Così compiendo, Michel Barbet (o l’assessora Elisa Strani? mmm…) tornano a un’antichissima proposta – rimasta tale per decenni a causa della smisurata attrattività come risulta (riveli il sindaco il nome del suggeritore). Alfiere, Umberto Ferrucci (il teorico del claim“ La bellezza dei capannoni”; dirigente dell’Urbanistica non soltanto con Eligio Rubeis, ma anche nell’era di Filippo Lippiello sindaco). Non le tre aziende fallite e sprovviste di polizza fideiussoria.
Come si vede, l’abito di gala non serviva. Orpelli il PRAE e l’invocazione del “Distretto estrattivo”. Prioritari invece il ritombamento della cava dismessa seguito dalla variante di PRG. Piuttosto: di fronte a un progetto strategico (soprattutto per alcuni) come quello messo in bella copia, non si ritiene d’obbligo discuterne pubblicamente, proprio e soprattutto nella fase pre-elettorale? Ancora: perché mancare il confronto su una delibera che non dedica una sola riga a come e dove rimediare il materiale per “tappare” il buco-voragine?

CRONACHE DEL GIORNO PRIMA – Il ritombamento con terre e rocce da scavo provenienti dall’esterno del sito? Un “attentato” all’integrità del territorio

A questo secondo interrogativo si risponderà che non è necessario. L’8 febbraio 2022, gli assisi al tavolo virtuale causa obblighi del distanziamento sociale, «come si fa» non lo ignoravano davvero. Infatti, le modalità di ritombamento d’una cava di travertino esaurita sono state decise un anno fa. Con la determina numero 27 del 2 febbraio 2021 a firma Egidio Santamaria, dirigente dei Lavori pubblici del Comune di Guidonia Montecelio. Dalla notizia agli effetti, il ritombamento così concepito, ossia “da fuori”, può arrecare danni gravissimi all’ambiente e alle condizioni del territorio che dovrà ospitare quei materiali, terre e rocce da scavo provenienti dall’esterno del sito di cava. Tutti temi per una discussione: da dove? se contenessero amianto? chi le ha analizzate? e se inquinassero le falde acquifere intaccate dalla escavazione procedente? sarebbe l’Aniene il luogo ultimo di accoglienza degli effetti?

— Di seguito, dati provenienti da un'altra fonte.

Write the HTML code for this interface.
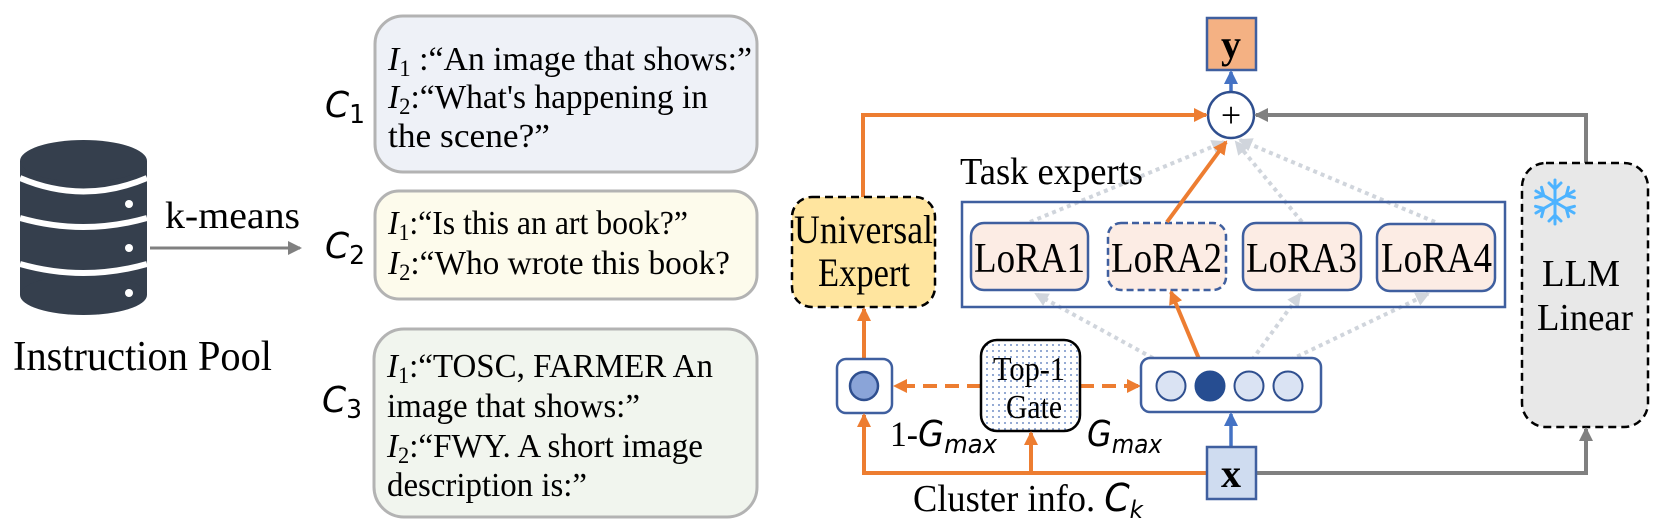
<!DOCTYPE html>
<html><head><meta charset="utf-8"><style>
html,body{margin:0;padding:0;background:#fff;}
svg{display:block;}
.t{font-family:"Liberation Serif",serif;fill:#000;}
.m{font-family:"DejaVu Sans",sans-serif;font-style:italic;fill:#000;}
</style></head><body>
<svg width="1660" height="528" viewBox="0 0 1660 528" xmlns="http://www.w3.org/2000/svg">
<defs>
<marker id="ag" markerWidth="16" markerHeight="14" refX="12" refY="7" orient="auto" markerUnits="userSpaceOnUse"><path d="M0,0 L14,7 L0,14 z" fill="#808080"/></marker>
<marker id="aor" markerWidth="16" markerHeight="14" refX="12" refY="7" orient="auto" markerUnits="userSpaceOnUse"><path d="M0,0 L14,7 L0,14 z" fill="#ed7d31"/></marker>
<marker id="ab" markerWidth="16" markerHeight="14" refX="12" refY="7" orient="auto" markerUnits="userSpaceOnUse"><path d="M0,0 L14,7 L0,14 z" fill="#4472c4"/></marker>
<marker id="al" markerWidth="16" markerHeight="14" refX="12" refY="7" orient="auto" markerUnits="userSpaceOnUse"><path d="M0,0 L14,7 L0,14 z" fill="#d0d5dc"/></marker>
<pattern id="dots" width="6" height="6" patternUnits="userSpaceOnUse"><rect width="6" height="6" fill="#fff"/><circle cx="3" cy="3" r="0.9" fill="#4a6fb5"/></pattern>
</defs>

<g fill="#353f4d">
<rect x="20" y="161" width="127" height="134"/>
<ellipse cx="83.5" cy="161" rx="63.5" ry="21"/>
<ellipse cx="83.5" cy="295" rx="63.5" ry="20"/>
</g>
<path d="M20,178 Q83.5,205 147,178" stroke="#fff" stroke-width="6" fill="none"/>
<path d="M20,218 Q83.5,236 147,218" stroke="#fff" stroke-width="6" fill="none"/>
<path d="M20,264 Q83.5,282 147,264" stroke="#fff" stroke-width="6" fill="none"/>
<circle cx="129" cy="204" r="4" fill="#fff"/>
<circle cx="129" cy="248" r="4" fill="#fff"/>
<circle cx="129" cy="293" r="4" fill="#fff"/>
<text class="t" x="165" y="228" font-size="38" textLength="135" lengthAdjust="spacingAndGlyphs">k-means</text>
<line x1="150" y1="248" x2="300" y2="248" stroke="#808080" stroke-width="3" marker-end="url(#ag)"/>
<text class="t" x="13" y="370" font-size="42" textLength="259" lengthAdjust="spacingAndGlyphs">Instruction Pool</text>

<text class="m" x="325" y="117" font-size="36" textLength="40" lengthAdjust="spacingAndGlyphs">C<tspan font-size="26" dy="6" font-style="normal">1</tspan></text>
<text class="m" x="325" y="258" font-size="36" textLength="40" lengthAdjust="spacingAndGlyphs">C<tspan font-size="26" dy="6" font-style="normal">2</tspan></text>
<text class="m" x="322" y="412" font-size="36" textLength="40" lengthAdjust="spacingAndGlyphs">C<tspan font-size="26" dy="6" font-style="normal">3</tspan></text>

<rect x="375" y="16" width="382" height="156" rx="28" fill="#eef1f7" stroke="#b3b3b3" stroke-width="3"/>
<rect x="375" y="191" width="382" height="108" rx="24" fill="#fdfbec" stroke="#b3b3b3" stroke-width="3"/>
<rect x="374" y="329" width="383" height="188" rx="30" fill="#f1f5ee" stroke="#b3b3b3" stroke-width="3"/>

<g class="t" font-size="34">
<text x="388" y="70" textLength="364" lengthAdjust="spacingAndGlyphs"><tspan font-style="italic">I</tspan><tspan font-size="23" dy="6">1</tspan><tspan dy="-6"> :“An image that shows:”</tspan></text>
<text x="388" y="108" textLength="320" lengthAdjust="spacingAndGlyphs"><tspan font-style="italic">I</tspan><tspan font-size="23" dy="6">2</tspan><tspan dy="-6">:“What's happening in</tspan></text>
<text x="388" y="147" textLength="162" lengthAdjust="spacingAndGlyphs">the scene?”</text>
<text x="388" y="234" textLength="300" lengthAdjust="spacingAndGlyphs"><tspan font-style="italic">I</tspan><tspan font-size="23" dy="6">1</tspan><tspan dy="-6">:“Is this an art book?”</tspan></text>
<text x="388" y="274" textLength="342" lengthAdjust="spacingAndGlyphs"><tspan font-style="italic">I</tspan><tspan font-size="23" dy="6">2</tspan><tspan dy="-6">:“Who wrote this book?</tspan></text>
<text x="387" y="377" textLength="326" lengthAdjust="spacingAndGlyphs"><tspan font-style="italic">I</tspan><tspan font-size="23" dy="6">1</tspan><tspan dy="-6">:“TOSC, FARMER An</tspan></text>
<text x="387" y="417" textLength="253" lengthAdjust="spacingAndGlyphs">image that shows:”</text>
<text x="387" y="457" textLength="316" lengthAdjust="spacingAndGlyphs"><tspan font-style="italic">I</tspan><tspan font-size="23" dy="6">2</tspan><tspan dy="-6">:“FWY. A short image</tspan></text>
<text x="387" y="496" textLength="200" lengthAdjust="spacingAndGlyphs">description is:”</text>
</g>

<g stroke="#d0d5dc" stroke-width="4" stroke-dasharray="4,4" fill="none">
<line x1="1030" y1="222" x2="1224" y2="142" marker-end="url(#al)"/>
<line x1="1302" y1="222" x2="1236" y2="142" marker-end="url(#al)"/>
<line x1="1435" y1="222" x2="1240" y2="140" marker-end="url(#al)"/>
<line x1="1160" y1="362" x2="1036" y2="294" marker-end="url(#al)"/>
<line x1="1252" y1="360" x2="1300" y2="294" marker-end="url(#al)"/>
<line x1="1290" y1="360" x2="1428" y2="294" marker-end="url(#al)"/>
</g>

<rect x="1207" y="18" width="49" height="52" fill="#f4b183" stroke="#3f5f9f" stroke-width="2.5"/>
<text class="t" x="1231" y="58" font-size="40" font-weight="bold" text-anchor="middle">y</text>
<line x1="1231" y1="92" x2="1231" y2="72" stroke="#4472c4" stroke-width="3.5" marker-end="url(#ab)"/>
<circle cx="1231" cy="115" r="23" fill="#fff" stroke="#2f4f8f" stroke-width="2.5"/>
<text class="t" x="1231" y="127" font-size="36" text-anchor="middle">+</text>

<polyline points="863,197 863,115 1206,115" stroke="#ed7d31" stroke-width="4" fill="none" marker-end="url(#aor)"/>
<rect x="792" y="197" width="143" height="110" rx="20" fill="#ffe59f" stroke="#000" stroke-width="2.5" stroke-dasharray="8,5"/>
<text class="t" x="794" y="243" font-size="40" textLength="139" lengthAdjust="spacingAndGlyphs">Universal</text>
<text class="t" x="818" y="286" font-size="40" textLength="92" lengthAdjust="spacingAndGlyphs">Expert</text>

<polyline points="1586,163 1586,115 1256,115" stroke="#808080" stroke-width="4" fill="none" marker-end="url(#ag)"/>
<rect x="1522" y="163" width="126" height="264" rx="24" fill="#e8e8e8" stroke="#000" stroke-width="2.5" stroke-dasharray="8,5"/>
<g stroke="#4db3ff" stroke-width="3" stroke-linecap="round" fill="none" transform="translate(1555,202)">
<g id="arm"><line x1="0" y1="0" x2="0" y2="-22"/><line x1="0" y1="-13" x2="-6" y2="-19"/><line x1="0" y1="-13" x2="6" y2="-19"/></g>
<use href="#arm" transform="rotate(60)"/><use href="#arm" transform="rotate(120)"/><use href="#arm" transform="rotate(180)"/><use href="#arm" transform="rotate(240)"/><use href="#arm" transform="rotate(300)"/>
</g>
<text class="t" x="1542" y="286" font-size="38" textLength="78" lengthAdjust="spacingAndGlyphs">LLM</text>
<text class="t" x="1537" y="330" font-size="38" textLength="96" lengthAdjust="spacingAndGlyphs">Linear</text>

<text class="t" x="960" y="184" font-size="38" textLength="183" lengthAdjust="spacingAndGlyphs">Task experts</text>
<rect x="962" y="202" width="543" height="105" fill="none" stroke="#3f5f9f" stroke-width="2.5"/>
<g stroke="#3f5f9f" stroke-width="2.5" fill="#fcece4">
<rect x="971" y="223" width="117" height="67" rx="13"/>
<rect x="1108" y="223" width="118" height="67" rx="13" stroke-dasharray="7,4"/>
<rect x="1243" y="223" width="118" height="67" rx="13"/>
<rect x="1377" y="224" width="118" height="67" rx="13"/>
</g>
<g class="t" font-size="42">
<text x="974" y="272" textLength="111" lengthAdjust="spacingAndGlyphs">LoRA1</text>
<text x="1111" y="272" textLength="111" lengthAdjust="spacingAndGlyphs">LoRA2</text>
<text x="1246" y="272" textLength="111" lengthAdjust="spacingAndGlyphs">LoRA3</text>
<text x="1381" y="272" textLength="111" lengthAdjust="spacingAndGlyphs">LoRA4</text>
</g>
<line x1="1167" y1="222" x2="1226" y2="142" stroke="#ed7d31" stroke-width="4" marker-end="url(#aor)"/>
<line x1="1207" y1="378" x2="1171" y2="292" stroke="#ed7d31" stroke-width="4" marker-end="url(#aor)"/>

<line x1="864" y1="359" x2="864" y2="309" stroke="#ed7d31" stroke-width="4" marker-end="url(#aor)"/>
<rect x="837" y="359" width="55" height="54" rx="9" fill="#fff" stroke="#3f5f9f" stroke-width="2.5"/>
<circle cx="864" cy="386" r="14" fill="#8aa4d8" stroke="#2f4f8f" stroke-width="2.5"/>

<line x1="981" y1="386" x2="895" y2="386" stroke="#ed7d31" stroke-width="4" stroke-dasharray="14,8" marker-end="url(#aor)"/>
<line x1="1080" y1="386" x2="1139" y2="386" stroke="#ed7d31" stroke-width="4" stroke-dasharray="14,8" marker-end="url(#aor)"/>
<rect x="981" y="340" width="99" height="91" rx="16" fill="url(#dots)" stroke="#000" stroke-width="2.5"/>
<text class="t" x="993" y="380" font-size="34" textLength="72" lengthAdjust="spacingAndGlyphs">Top-1</text>
<text class="t" x="1006" y="418" font-size="34" textLength="56" lengthAdjust="spacingAndGlyphs">Gate</text>

<rect x="1141" y="358" width="180" height="54" rx="9" fill="#fff" stroke="#3f5f9f" stroke-width="2.5"/>
<circle cx="1171" cy="386" r="14.5" fill="#dae3f3" stroke="#2f4f8f" stroke-width="2"/>
<circle cx="1210" cy="386" r="14.5" fill="#264d91" stroke="#264d91" stroke-width="2"/>
<circle cx="1249" cy="386" r="14.5" fill="#dae3f3" stroke="#2f4f8f" stroke-width="2"/>
<circle cx="1288" cy="386" r="14.5" fill="#dae3f3" stroke="#2f4f8f" stroke-width="2"/>

<polyline points="1207,473 864,473 864,415" stroke="#ed7d31" stroke-width="4" fill="none" marker-end="url(#aor)"/>
<line x1="1031" y1="473" x2="1031" y2="433" stroke="#ed7d31" stroke-width="4" marker-end="url(#aor)"/>
<polyline points="1256,473 1586,473 1586,429" stroke="#808080" stroke-width="4" fill="none" marker-end="url(#ag)"/>
<line x1="1231" y1="447" x2="1231" y2="414" stroke="#4472c4" stroke-width="3.5" marker-end="url(#ab)"/>
<rect x="1207" y="447" width="49" height="52" fill="#cfdcf0" stroke="#3f5f9f" stroke-width="2.5"/>
<text class="t" x="1231" y="487" font-size="40" font-weight="bold" text-anchor="middle">x</text>

<text class="t" x="890" y="446" font-size="36" textLength="107" lengthAdjust="spacingAndGlyphs">1-<tspan class="m">G</tspan><tspan class="m" font-size="26" dy="7">max</tspan></text>
<text class="m" x="1087" y="446" font-size="36" textLength="75" lengthAdjust="spacingAndGlyphs">G<tspan font-size="26" dy="7">max</tspan></text>
<text class="t" x="913" y="511" font-size="38" textLength="230" lengthAdjust="spacingAndGlyphs">Cluster info. <tspan class="m">C</tspan><tspan class="m" font-size="24" dy="7">k</tspan></text>
</svg>
</body></html>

Allo stato, come si può realizzare un disegno di questo tipo? A cominciare dall’individuazione del sito che oggi custodisce il materiale per ritombare le cave? La risposta è di una semplicità assoluta: saranno le cave dismesse il contenitore del terreno proveniente dallo scavo per le fondamenta dell’ospedale a Cesurni. Non solo quello. Perché altrettanto sarebbe se il sindaco Roberto Gualtieri e Dan Friedkin, proprietario della Roma, decidessero di realizzare lo stadio dei giallorossi a Pietralata, sui Monti Tiburtini; infine, quanto materiale transiterebbe con la costruzione dei 12 grattacieli del “Polo Est” di Virginia Raggi – erano 13 prima di quello blu, già operativo, di BNP Paribas nella stazione – sui 6oo ettari di territorio delle Ferrovie dello Stato. Tutto compreso, ne risulterebbe una montagna di terra e rocce che renderebbe l’area delle cave una levigata pianura perfettamente funzionale alla bisogna. Dubbi sull’attenzione dei palazzinari?

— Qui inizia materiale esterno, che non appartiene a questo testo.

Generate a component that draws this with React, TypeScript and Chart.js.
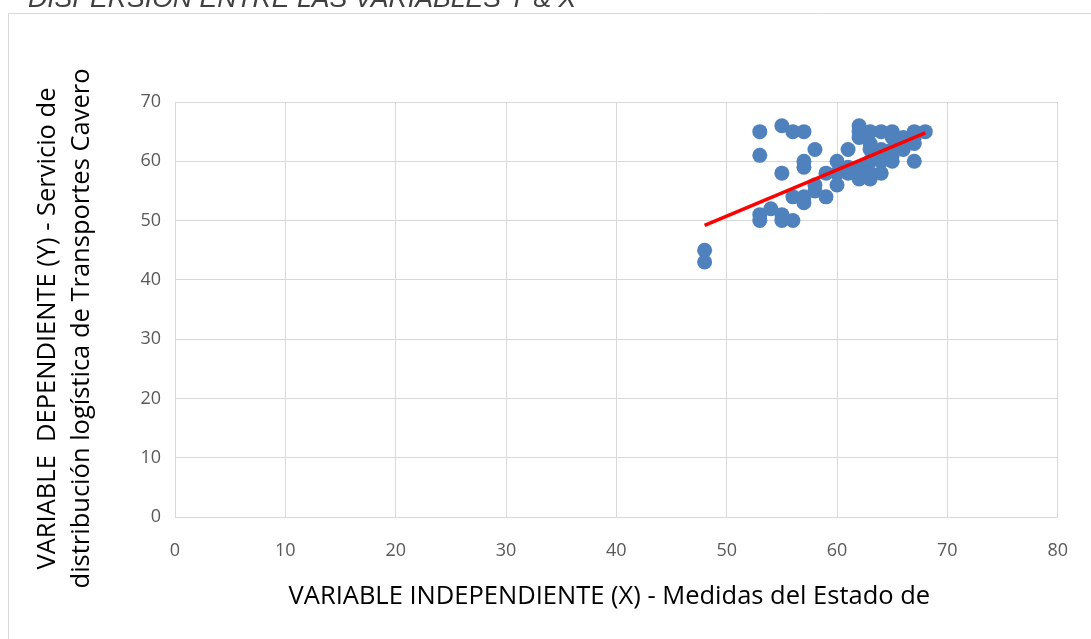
import React, { useEffect, useRef } from "react";
import { Chart, registerables } from "chart.js";

Chart.register(...registerables);

// ---- data ----
const xValues = [
  48, 48,
  53, 53, 53, 53,
  54,
  55, 55, 55, 55,
  56, 56, 56,
  57, 57, 57, 57, 57,
  58, 58, 58,
  59, 59,
  60, 60, 60,
  61, 61, 61,
  62, 62, 62, 62, 62, 62,
  63, 63, 63, 63, 63, 63,
  64, 64, 64, 64, 64,
  65, 65, 65, 65, 65,
  66, 66, 66,
  67, 67, 67, 67,
  68,
];
const yValues = [
  45, 43,
  65, 61, 51, 50,
  52,
  66, 58, 51, 50,
  65, 54, 50,
  65, 60, 59, 54, 53,
  62, 56, 55,
  58, 54,
  60, 56, 58,
  62, 59, 58,
  66, 65, 64, 59, 58, 57,
  65, 63, 62, 60, 58, 57,
  65, 62, 61, 60, 58,
  65, 64, 62, 61, 60,
  64, 63, 62,
  65, 64, 63, 60,
  65,
];
const trendX = [48, 68];
const trendY = [49.2, 64.8];

const xMin = 0;
const xMax = 80;
const xStep = 10;
const yMin = 0;
const yMax = 70;
const yStep = 10;

const chartTitle = "DISPERSIÓN ENTRE LAS VARIABLES Y & X";
const xAxisTitle = "VARIABLE INDEPENDIENTE (X) - Medidas del Estado de";
const yAxisTitle = [
  "VARIABLE  DEPENDIENTE (Y) - Servicio de",
  "distribución logística de Transportes Cavero",
];

const W = 1091;
const H = 639;
const FONT = '"Open Sans", "Liberation Sans", sans-serif';

export default function App() {
  const ref = useRef<HTMLCanvasElement | null>(null);

  useEffect(() => {
    const canvas = ref.current;
    if (!canvas) return;

    const framePlugin = {
      id: "frameAndTitles",
      beforeDraw(chart: any) {
        const ctx = chart.ctx;
        ctx.save();
        ctx.fillStyle = "#ffffff";
        ctx.fillRect(0, 0, W, H);
        ctx.strokeStyle = "#D9D9D9";
        ctx.lineWidth = 1;
        ctx.beginPath();
        ctx.moveTo(8.5, H);
        ctx.lineTo(8.5, 13.5);
        ctx.lineTo(W, 13.5);
        ctx.stroke();
        ctx.restore();
      },
      afterDraw(chart: any) {
        const ctx = chart.ctx;
        const a = chart.chartArea;
        ctx.save();
        // main title (cut off at the top, as in the reference)
        ctx.fillStyle = "#404040";
        ctx.font = 'italic 26.6px "Liberation Sans", Arial, sans-serif';
        ctx.textAlign = "left";
        ctx.textBaseline = "alphabetic";
        ctx.fillText(chartTitle, 28, 7.3);

        // x axis title
        ctx.fillStyle = "#000000";
        ctx.font = "25.5px " + FONT;
        ctx.textAlign = "center";
        ctx.textBaseline = "middle";
        ctx.fillText(xAxisTitle, (a.left + a.right) / 2 - 7, a.bottom + 80);

        // y axis title (two lines, rotated)
        ctx.translate(65, (a.top + a.bottom) / 2 + 19);
        ctx.rotate(-Math.PI / 2);
        ctx.fillText(yAxisTitle[0], 0, -17);
        ctx.fillText(yAxisTitle[1], 0, 17);
        ctx.restore();
      },
    };

    const scatterData = xValues.map((x, i) => ({ x, y: yValues[i] }));
    const trendData = trendX.map((x, i) => ({ x, y: trendY[i] }));

    const chart = new Chart(canvas, {
      type: "scatter",
      data: {
        datasets: [
          {
            label: "Tendencia",
            data: trendData,
            showLine: true,
            borderColor: "#FF0000",
            borderWidth: 3.5,
            pointRadius: 0,
            pointHoverRadius: 0,
            fill: false,
          } as any,
          {
            label: "Datos",
            data: scatterData,
            backgroundColor: "#4F81BD",
            borderWidth: 0,
            pointRadius: 7.5,
            pointHoverRadius: 7.5,
          },
        ],
      },
      options: {
        responsive: false,
        animation: false,
        events: [],
        layout: { padding: { top: 102, right: 29, left: 0, bottom: 0 } },
        plugins: {
          legend: { display: false },
          tooltip: { enabled: false },
          title: { display: false },
        },
        scales: {
          x: {
            type: "linear",
            position: "bottom",
            min: xMin,
            max: xMax,
            ticks: {
              stepSize: xStep,
              padding: 23,
              color: "#595959",
              font: { family: FONT, size: 18 },
            },
            grid: { color: "#D9D9D9", lineWidth: 1, drawTicks: false },
            border: { display: false },
            afterFit(scale: any) {
              scale.height = 122;
            },
          },
          y: {
            type: "linear",
            min: yMin,
            max: yMax,
            ticks: {
              stepSize: yStep,
              padding: 14,
              color: "#595959",
              font: { family: FONT, size: 18 },
            },
            grid: { color: "#D9D9D9", lineWidth: 1, drawTicks: false },
            border: { display: false },
            afterFit(scale: any) {
              scale.width = 175;
            },
          },
        },
      },
      plugins: [framePlugin],
    });

    return () => {
      chart.destroy();
    };
  }, []);

  return (
    <div style={{ position: "absolute", left: 0, top: 0, width: W, height: H }}>
      <canvas ref={ref} width={W} height={H} style={{ width: W, height: H, display: "block" }} />
    </div>
  );
}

CRONACHE DEL GIORNO DOPOIl centro commerciale, la planimetria dello stadio nell’anticamera dell’assessore regionale, le attese di Claudio Lotito

DA “TRAVERTINO GIANSANTI” A “CENTRO COMMERCIALE GIANSANTI”. Così l’inizio del futuro racconto. Che si concluderà nel 2026, a cava esausta. Proseguendo verso Roma, sullo stesso lato della Tiburtina, dopo la “Anna Giansanti srl ” si incontrano la “STR spa”, la “ELT srl”, altre ex cave di travertino, un tempo tutte attive, da Ponte Lucano a Villalba. Che, così facendo, verrà unita a Villanova.

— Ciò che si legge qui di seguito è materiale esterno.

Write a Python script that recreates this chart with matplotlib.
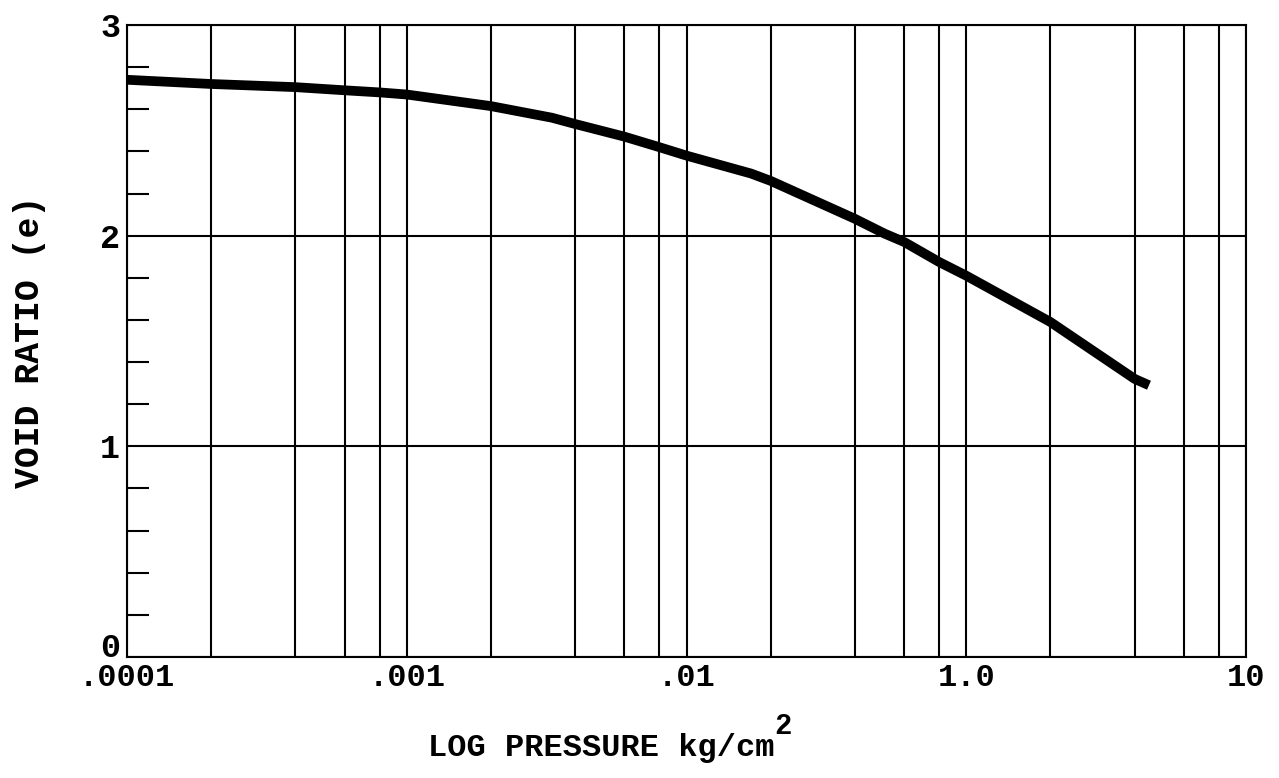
import matplotlib
matplotlib.use('Agg')
import matplotlib.pyplot as plt
import matplotlib.transforms as mtransforms
from matplotlib.ticker import FixedLocator, NullFormatter

# Consolidation curve: void ratio against log pressure
pressure = [1e-4, 2e-4, 4e-4, 6e-4, 8e-4, 1e-3, 2e-3, 3.3e-3, 4e-3, 6e-3,
            8e-3, 1e-2, 1.7e-2, 2e-2, 4e-2, 5.1e-2, 6e-2, 8e-2, 0.1, 0.2,
            0.4, 0.45]
void_ratio = [2.74, 2.72, 2.705, 2.69, 2.68, 2.67, 2.615, 2.56, 2.53, 2.47,
              2.42, 2.38, 2.295, 2.26, 2.08, 2.01, 1.97, 1.875, 1.81, 1.59,
              1.32, 1.29]

x_ticks = [1e-4, 1e-3, 1e-2, 1e-1, 1]
x_ticklabels = ['.0001', '.001', '.01', '1.0', '10']
y_ticks = [0, 1, 2, 3]
y_ticklabels = ['0', '1', '2', '3']

plt.rcParams['font.family'] = 'Liberation Mono'
plt.rcParams['font.weight'] = 'bold'

fig = plt.figure(figsize=(12.79, 7.78), dpi=100)
ax = fig.add_axes([127 / 1279, 1 - 657 / 778, (1246 - 127) / 1279, (657 - 25) / 778])

ax.set_xscale('log')
ax.set_xlim(1e-4, 1)
ax.set_ylim(0, 3)

# log paper: lines at 2, 4, 6, 8 and each decade
grid_x = [m * 10.0 ** e for e in range(-4, 0) for m in (2, 4, 6, 8)]
for gx in grid_x + x_ticks:
    ax.axvline(gx, color='black', lw=1.5, zorder=1)
for gy in y_ticks:
    ax.axhline(gy, color='black', lw=1.5, zorder=1)

ax.plot(pressure, void_ratio, color='black', lw=7, solid_capstyle='butt',
        solid_joinstyle='round', zorder=3)

ax.xaxis.set_major_locator(FixedLocator(x_ticks))
ax.set_xticklabels(x_ticklabels)
ax.xaxis.set_minor_formatter(NullFormatter())
ax.tick_params(axis='x', which='both', length=0, pad=4, labelsize=23)

ax.yaxis.set_major_locator(FixedLocator(y_ticks))
ax.set_yticklabels(y_ticklabels)
ax.yaxis.set_minor_locator(FixedLocator([i / 5 for i in range(15) if i % 5]))
ax.tick_params(axis='y', which='major', length=0, pad=5, labelsize=24)
ax.tick_params(axis='y', which='minor', direction='in', length=16,
               width=1.5, left=True, right=False)

# lift the "0" so it sits above the pressure labels
zero_label = ax.get_yticklabels()[0]
zero_label.set_transform(zero_label.get_transform() +
                         mtransforms.ScaledTranslation(0, 12 / 100, fig.dpi_scale_trans))

for s in ax.spines.values():
    s.set_linewidth(1.5)

fig.text(30 / 1279, 1 - 342 / 778, 'VOID RATIO (e)', rotation=90,
         ha='center', va='center', fontsize=25)
fig.text(428 / 1279, 1 - 748 / 778, 'LOG PRESSURE kg/cm',
         ha='left', va='center', fontsize=23)
fig.text(774 / 1279, 1 - 726 / 778, '2', ha='left', va='center', fontsize=21)

fig.savefig('out.png', dpi=100)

Un “panorama” sul quale si appuntano i desiderata dei titolari. Si pensi che il direttore di un periodico ha trascorso giornate su giornate per convincere assessori e funzionari della Regione Lazio che uno stadio su cava dismessa sarebbe stato una soluzione ottimale per le necessità relative. Così, tanto per rammentare, lo stadio per lungo periodo fu un “pallino” del padrone di una cava sin dai tempi, inizio anni Duemila, in cui Claudio Lotito, presidente della Lazio, annunciò pubblicamente di voler trovare una sede per la squadra biancazzurra. A quanto si conosce, tuttora non trovata ancora. Magari sono stati riallacciati i rapporti. Vuoi mettere la funzionalità di uno stadio realizzato nel bel mezzo di Ponte Lucano? (oppure sarebbe il contrario?).